While Agnew spent most of his career at Finning International Inc., the world’s largest dealer of Caterpillar machinery, his co-founder Doug Schouten, who’s also Ideon’s chief technology officer, holds a PhD in subatomic physics from Simon Fraser University.
The company also sees opportunities to help oil and gas companies with exploration, but its marketing casts the company as focused on the critical minerals supply chain and finding the metals necessary for the energy transition.
BHP Plc., Teck Resources and smaller junior exploration outfits have experimented with the technology or agreed to do so.
Ideon received $3.7 million under the digital supercluster investment, while its client, junior explorer Fireweed Zinc Ltd., which is exploring a zinc-lead-silver deposit in the Yukon, received $1.2 million.
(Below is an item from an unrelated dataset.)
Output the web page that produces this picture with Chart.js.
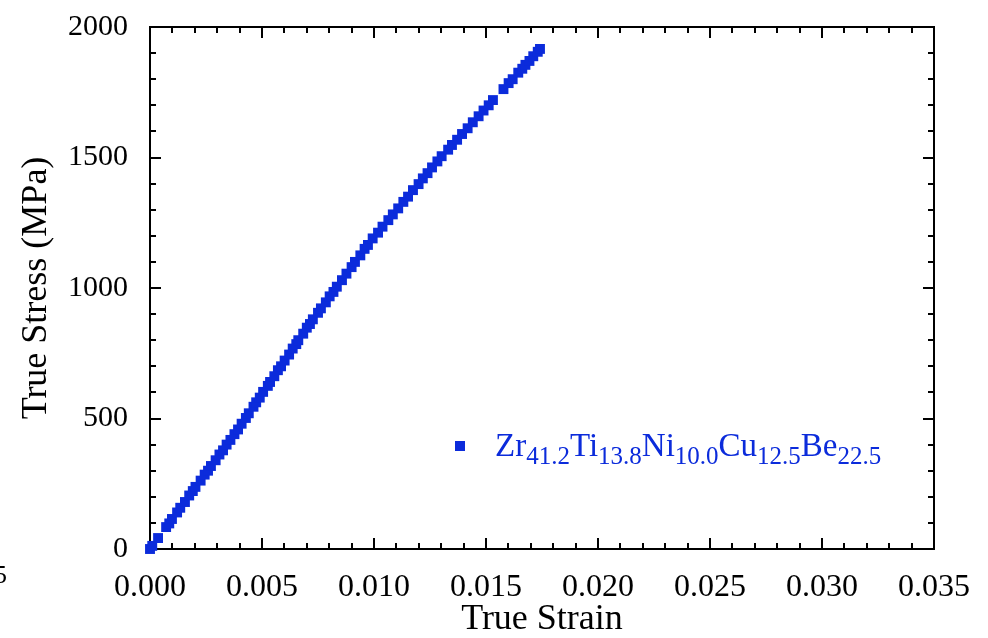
<!DOCTYPE html>
<html><head><meta charset="utf-8">
<script src="https://cdn.jsdelivr.net/npm/chart.js@4"></script>
<style>html,body{margin:0;padding:0;background:#fff}#wrap{width:988px;height:638px}</style>
</head><body><div id="wrap"><canvas id="c" width="988" height="638"></canvas></div>
<script>
// ---- data ----
const strain = [
  0, 0.00010, 0.00036, 0.00072, 0.00086, 0.00098, 0.00121, 0.00135, 0.00156, 0.00175, 0.00191, 0.00203, 0.00226, 0.00244, 0.00259, 0.00272, 0.00293, 0.00310, 0.00326, 0.00342, 0.00359, 0.00377,
  0.00393, 0.00409, 0.00428, 0.00441, 0.00462, 0.00474, 0.00490, 0.00505, 0.00526, 0.00536, 0.00555, 0.00571, 0.00585, 0.00601, 0.00621, 0.00637, 0.00653, 0.00662, 0.00684, 0.00700,
  0.00714, 0.00727, 0.00750, 0.00763, 0.00785, 0.00802, 0.00819, 0.00834, 0.00857, 0.00877, 0.00900, 0.00915, 0.00939, 0.00958, 0.00973,
  0.00994, 0.01018, 0.01038, 0.01064, 0.01084, 0.01108, 0.01131, 0.01152, 0.01174, 0.01199, 0.01218, 0.01239, 0.01259, 0.01283,
  0.01302, 0.01331, 0.01348, 0.01371, 0.01393, 0.01418, 0.01441, 0.01467, 0.01489, 0.01512, 0.01531, 0.01578, 0.01601, 0.01619, 0.01644, 0.01662, 0.01676, 0.01694, 0.01711, 0.01731, 0.01741
];
const stress = [
  0, 12, 42, 84, 98, 115, 140, 158, 180, 205, 222, 238, 262, 285, 300, 318, 340, 362, 378, 400, 418, 440,
  458, 480, 502, 520, 545, 562, 580, 602, 625, 640, 662, 685, 700, 722, 745, 768, 785, 800, 825, 848,
  862, 880, 905, 922, 945, 968, 985, 1005, 1030, 1055, 1080, 1100, 1125, 1150, 1165,
  1190, 1212, 1235, 1260, 1282, 1305, 1330, 1350, 1375, 1398, 1420, 1440, 1462, 1485,
  1505, 1530, 1548, 1568, 1590, 1612, 1635, 1658, 1680, 1700, 1720, 1762, 1785, 1800, 1825, 1840, 1855, 1870, 1888, 1905, 1916
];
const seriesLabelParts = [['Zr','41.2'],['Ti','13.8'],['Ni','10.0'],['Cu','12.5'],['Be','22.5']];
const xTickLabels = ['0.000','0.005','0.010','0.015','0.020','0.025','0.030','0.035'];
const yTickLabels = ['0','500','1000','1500','2000'];
const xTitle = 'True Strain';
const yTitle = 'True Stress (MPa)';
const strayText = '5';

const BLUE = '#0b2bdb';
const SERIF = '"Liberation Serif", "Times New Roman", serif';

const points = strain.map((s, i) => ({x: s, y: stress[i]}));

const framePlugin = {
  id: 'frame',
  beforeDatasetsDraw(chart) {
    const {ctx, chartArea: a, scales: {x, y}} = chart;
    ctx.save();
    ctx.strokeStyle = '#000';
    ctx.lineWidth = 2;
    ctx.strokeRect(a.left, a.top, a.right - a.left, a.bottom - a.top);
    ctx.beginPath();
    for (let k = 0; k <= 35; k++) {
      const v = k * 0.001;
      const px = Math.round(x.getPixelForValue(v));
      const len = (k % 5 === 0) ? 11 : 6;
      ctx.moveTo(px, a.bottom); ctx.lineTo(px, a.bottom - len);
      ctx.moveTo(px, a.top); ctx.lineTo(px, a.top + len);
    }
    for (let k = 0; k <= 20; k++) {
      const v = k * 100;
      const py = Math.round(y.getPixelForValue(v));
      const len = (k % 5 === 0) ? 11 : 6;
      ctx.moveTo(a.left, py); ctx.lineTo(a.left + len, py);
      ctx.moveTo(a.right, py); ctx.lineTo(a.right - len, py);
    }
    ctx.stroke();
    ctx.restore();
  },
  afterDraw(chart) {
    const {ctx} = chart;
    ctx.save();
    // legend
    ctx.fillStyle = BLUE;
    ctx.fillRect(455, 441, 10, 10);
    let cx = 495;
    const base = 456;
    ctx.textBaseline = 'alphabetic';
    ctx.textAlign = 'left';
    for (const [main, sub] of seriesLabelParts) {
      ctx.font = '33px ' + SERIF;
      ctx.fillText(main, cx, base);
      cx += ctx.measureText(main).width;
      ctx.font = '25px ' + SERIF;
      ctx.fillText(sub, cx, base + 8);
      cx += ctx.measureText(sub).width;
    }
    // stray clipped label at far left
    ctx.fillStyle = '#000';
    ctx.font = '26px ' + SERIF;
    ctx.textAlign = 'right';
    ctx.fillText(strayText, 7, 583);
    ctx.restore();
  }
};

new Chart(document.getElementById('c'), {
  type: 'scatter',
  data: {
    datasets: [{
      label: 'Zr41.2Ti13.8Ni10.0Cu12.5Be22.5',
      data: points,
      pointStyle: 'rect',
      pointRadius: 7,
      pointBorderWidth: 0,
      backgroundColor: BLUE,
      borderColor: BLUE,
      clip: false
    }]
  },
  options: {
    responsive: false,
    animation: false,
    devicePixelRatio: 1,
    layout: {padding: {top: 27, right: 54, left: 0, bottom: 0}},
    plugins: {legend: {display: false}, tooltip: {enabled: false}},
    scales: {
      x: {
        type: 'linear', min: 0, max: 0.035,
        afterFit(s) { s.height = 89; s.paddingLeft = 0; s.paddingRight = 0; },
        afterBuildTicks(s) { s.ticks = xTickLabels.map(t => ({value: parseFloat(t)})); },
        grid: {display: false, drawTicks: false},
        border: {display: false},
        ticks: {
          padding: 19, color: '#000', maxRotation: 0, autoSkip: false,
          font: {family: SERIF, size: 32},
          callback: (v, i) => xTickLabels[i]
        },
        title: {display: true, text: xTitle, color: '#000', font: {family: SERIF, size: 36, lineHeight: 1}, padding: {top: 0, bottom: 0}}
      },
      y: {
        type: 'linear', min: 0, max: 2000,
        afterFit(s) { s.width = 150; s.paddingTop = 0; s.paddingBottom = 0; },
        afterBuildTicks(s) { s.ticks = yTickLabels.map(t => ({value: parseFloat(t)})); },
        grid: {display: false, drawTicks: false},
        border: {display: false},
        ticks: {
          padding: 22, color: '#000', autoSkip: false,
          font: {family: SERIF, size: 30},
          callback: (v, i) => yTickLabels[i]
        },
        title: {display: true, text: yTitle, color: '#000', font: {family: SERIF, size: 36, lineHeight: 1}, padding: {top: 19, bottom: 0}}
      }
    }
  },
  plugins: [framePlugin]
});
</script>
</body></html>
Dias Geophysical, a Saskatoon-based company that conducts magnetic gradient surveys, received the remaining nearly $600,000 to help advance the technology further.
Industry also co-invested nearly $7 million and Mitacs, a national research organization that operates research and training programs in industrial and social innovation, is investing $345,000 to support a team of post-doctoral researchers at Simon Fraser University.
“This project is almost like Star Trek, being able to do scans of the earth with muons,” said John Weigelt, national technology officer for Microsoft Canada, which is supplying cloud computing credits to the project.
The company charges a monthly fee for its services, which can range from $50,000 to $100,000, depending on the size of the campaign, which can take weeks or months depending on the size of the deposit and the geology.
Over the past 18 months, the company has raised about $3.1 million and its investors include the UBC Seed Fund, Mineral & Financial out of London, the Sprout Fund in Edmonton, WUTIF Capital in Vancouver, Highstreet Ventures, and Don Bell, co-founder of WestJet, according to Agnew. The company will look to raise more money in 2022.